DSCC downgrades display spend
February 15, 2023
By Chris Forrester
Modern TV sets start with panels. Sometimes high-end and still fairly expensive OLED devices, and other times slightly lower-specified alternates. But Display Supply Chain Consultants (DSCC) says that manufacturers are not maintaining their Capital Expenditure when 2023 is compared with 2022 and earlier, and forecast a dramatic drop in CapEx this year.
DSCC has downgraded its estimates for 2023 display equipment spending in their latest study by another 13 per cent to just $3.8 billion, the lowest since 2012.
The decline can be attributed to weak end market conditions which are causing panel manufacturers to push out capacity increases. Display demand remains soft with too much demand pulled into 2020 and 2021 during Covid along with inflation and slower economic growth further weakening 2022 and 2023 demand. DSCC’s data shows that demand on an area/regional basis fell by 2 per cent in 2020 and by 3 per cent in 2021.
“However, this [trend] led to a 3 per cent drop in 2022 and will contribute to an 8 per cent decline in 2023 vs DSCC’s 2020 forecast. It will take until 2026 for demand to get back on schedule. At the same time, too much supply was added relative to demand in 2021 and 2022 leading to unusually low fab utilisation and large losses for panel makers from H2 2022 and into 2023. With demand not responding to record low prices and recessionary concerns weighing on the future demand outlook, panel manufacturers are pushing out all the capex they can. This means dedicated display equipment suppliers are essentially in survival mode in 2023,” noted DSCC.
DSCC says that 2023 display equipment spending is expected to be down 68 per cent vs $12 billion in 2022.

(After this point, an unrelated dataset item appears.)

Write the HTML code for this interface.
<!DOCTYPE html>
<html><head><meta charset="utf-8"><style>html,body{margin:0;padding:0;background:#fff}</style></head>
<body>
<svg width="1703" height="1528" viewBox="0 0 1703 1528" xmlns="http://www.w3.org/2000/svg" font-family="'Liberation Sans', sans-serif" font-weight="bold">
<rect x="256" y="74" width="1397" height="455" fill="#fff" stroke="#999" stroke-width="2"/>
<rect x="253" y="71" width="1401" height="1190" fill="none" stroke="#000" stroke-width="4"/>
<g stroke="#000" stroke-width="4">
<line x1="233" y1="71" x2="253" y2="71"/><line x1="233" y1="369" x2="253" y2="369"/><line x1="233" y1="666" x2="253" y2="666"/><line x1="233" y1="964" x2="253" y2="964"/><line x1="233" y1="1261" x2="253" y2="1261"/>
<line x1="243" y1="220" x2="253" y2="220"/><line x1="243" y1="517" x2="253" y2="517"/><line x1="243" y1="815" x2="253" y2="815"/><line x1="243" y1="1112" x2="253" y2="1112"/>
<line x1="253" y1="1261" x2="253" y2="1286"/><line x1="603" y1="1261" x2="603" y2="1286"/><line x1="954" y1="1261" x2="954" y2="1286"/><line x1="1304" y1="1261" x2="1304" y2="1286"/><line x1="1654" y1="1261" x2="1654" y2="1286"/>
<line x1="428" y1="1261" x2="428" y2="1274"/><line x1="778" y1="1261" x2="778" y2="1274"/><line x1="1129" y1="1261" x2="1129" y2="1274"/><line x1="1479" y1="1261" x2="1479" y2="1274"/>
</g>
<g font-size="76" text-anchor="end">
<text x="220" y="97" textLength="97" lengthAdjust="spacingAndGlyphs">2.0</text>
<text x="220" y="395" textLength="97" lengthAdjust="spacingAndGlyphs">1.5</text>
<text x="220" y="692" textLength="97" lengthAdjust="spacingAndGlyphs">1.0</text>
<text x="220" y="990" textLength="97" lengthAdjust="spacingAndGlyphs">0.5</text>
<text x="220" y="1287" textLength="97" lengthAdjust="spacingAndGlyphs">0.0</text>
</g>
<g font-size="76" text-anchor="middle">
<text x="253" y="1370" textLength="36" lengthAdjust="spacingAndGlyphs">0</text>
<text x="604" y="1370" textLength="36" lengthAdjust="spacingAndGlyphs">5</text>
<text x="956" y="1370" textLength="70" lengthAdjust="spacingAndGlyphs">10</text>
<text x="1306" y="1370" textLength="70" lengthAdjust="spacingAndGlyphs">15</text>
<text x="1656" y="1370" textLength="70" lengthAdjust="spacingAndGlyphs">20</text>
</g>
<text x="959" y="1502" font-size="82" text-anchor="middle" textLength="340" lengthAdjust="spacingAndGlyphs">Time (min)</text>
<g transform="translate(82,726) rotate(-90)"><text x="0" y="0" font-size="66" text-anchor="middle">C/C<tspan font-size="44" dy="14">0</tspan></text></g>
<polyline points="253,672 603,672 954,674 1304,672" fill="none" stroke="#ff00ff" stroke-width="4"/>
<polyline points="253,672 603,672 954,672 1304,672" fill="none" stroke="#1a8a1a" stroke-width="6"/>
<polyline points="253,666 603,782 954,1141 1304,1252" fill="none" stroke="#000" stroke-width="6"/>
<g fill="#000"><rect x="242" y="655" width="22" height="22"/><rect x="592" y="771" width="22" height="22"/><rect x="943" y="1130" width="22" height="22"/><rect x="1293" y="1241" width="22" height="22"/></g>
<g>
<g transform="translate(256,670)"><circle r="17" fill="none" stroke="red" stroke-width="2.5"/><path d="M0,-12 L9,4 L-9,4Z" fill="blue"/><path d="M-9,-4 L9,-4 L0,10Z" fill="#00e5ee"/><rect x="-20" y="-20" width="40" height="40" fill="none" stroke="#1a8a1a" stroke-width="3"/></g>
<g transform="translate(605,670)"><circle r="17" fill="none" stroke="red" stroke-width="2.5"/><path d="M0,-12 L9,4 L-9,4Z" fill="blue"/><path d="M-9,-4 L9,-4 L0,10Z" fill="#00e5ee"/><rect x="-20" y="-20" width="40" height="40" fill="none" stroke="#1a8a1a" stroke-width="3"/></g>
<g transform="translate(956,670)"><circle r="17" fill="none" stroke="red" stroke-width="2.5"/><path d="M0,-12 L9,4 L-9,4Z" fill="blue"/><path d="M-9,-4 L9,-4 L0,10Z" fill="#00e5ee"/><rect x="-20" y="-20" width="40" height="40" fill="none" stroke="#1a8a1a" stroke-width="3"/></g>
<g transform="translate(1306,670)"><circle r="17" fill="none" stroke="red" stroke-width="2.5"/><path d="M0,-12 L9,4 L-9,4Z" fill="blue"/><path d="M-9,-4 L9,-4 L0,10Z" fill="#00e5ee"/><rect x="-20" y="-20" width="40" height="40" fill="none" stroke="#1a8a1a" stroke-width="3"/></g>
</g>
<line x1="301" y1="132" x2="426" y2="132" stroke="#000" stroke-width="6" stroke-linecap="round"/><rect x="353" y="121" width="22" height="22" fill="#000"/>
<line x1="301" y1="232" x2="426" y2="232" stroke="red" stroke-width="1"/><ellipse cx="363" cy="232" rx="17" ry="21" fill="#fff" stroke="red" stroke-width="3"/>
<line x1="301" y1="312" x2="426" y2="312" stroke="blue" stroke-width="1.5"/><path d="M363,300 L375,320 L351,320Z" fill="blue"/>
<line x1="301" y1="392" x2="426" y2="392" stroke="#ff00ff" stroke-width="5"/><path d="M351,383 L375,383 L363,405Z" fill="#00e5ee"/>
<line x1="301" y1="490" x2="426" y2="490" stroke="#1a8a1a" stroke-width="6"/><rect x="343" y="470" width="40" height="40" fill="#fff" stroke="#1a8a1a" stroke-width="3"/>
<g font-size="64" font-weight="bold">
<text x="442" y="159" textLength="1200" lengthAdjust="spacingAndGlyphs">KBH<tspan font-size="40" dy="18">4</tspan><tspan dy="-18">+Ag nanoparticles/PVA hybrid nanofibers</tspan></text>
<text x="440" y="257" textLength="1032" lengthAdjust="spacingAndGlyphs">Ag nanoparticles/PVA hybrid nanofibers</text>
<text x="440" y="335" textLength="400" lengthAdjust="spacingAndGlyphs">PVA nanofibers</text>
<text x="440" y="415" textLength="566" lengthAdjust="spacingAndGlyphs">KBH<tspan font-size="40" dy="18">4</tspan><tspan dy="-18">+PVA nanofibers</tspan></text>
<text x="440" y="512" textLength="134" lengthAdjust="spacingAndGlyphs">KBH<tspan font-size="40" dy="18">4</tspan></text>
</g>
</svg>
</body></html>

“We are downgrading OLED equipment spending by 11 per cent and LCD spending by 24 per cent vs our Q4 2022 report as panel manufacturers continue to delay new capacity as current capacity remains under-utilised. This means LCD spending will be down 75 per cent in 2023 with OLED spending down 64 per cent. There is the potential for the $1.5 billion in LCD spending to shrink further as a couple of key Q4 2023 deliveries could be pushed out further into Q1 2024 or later although larger equipment companies may not be affected by this move due to existing contracts in place,” concluded DSCC.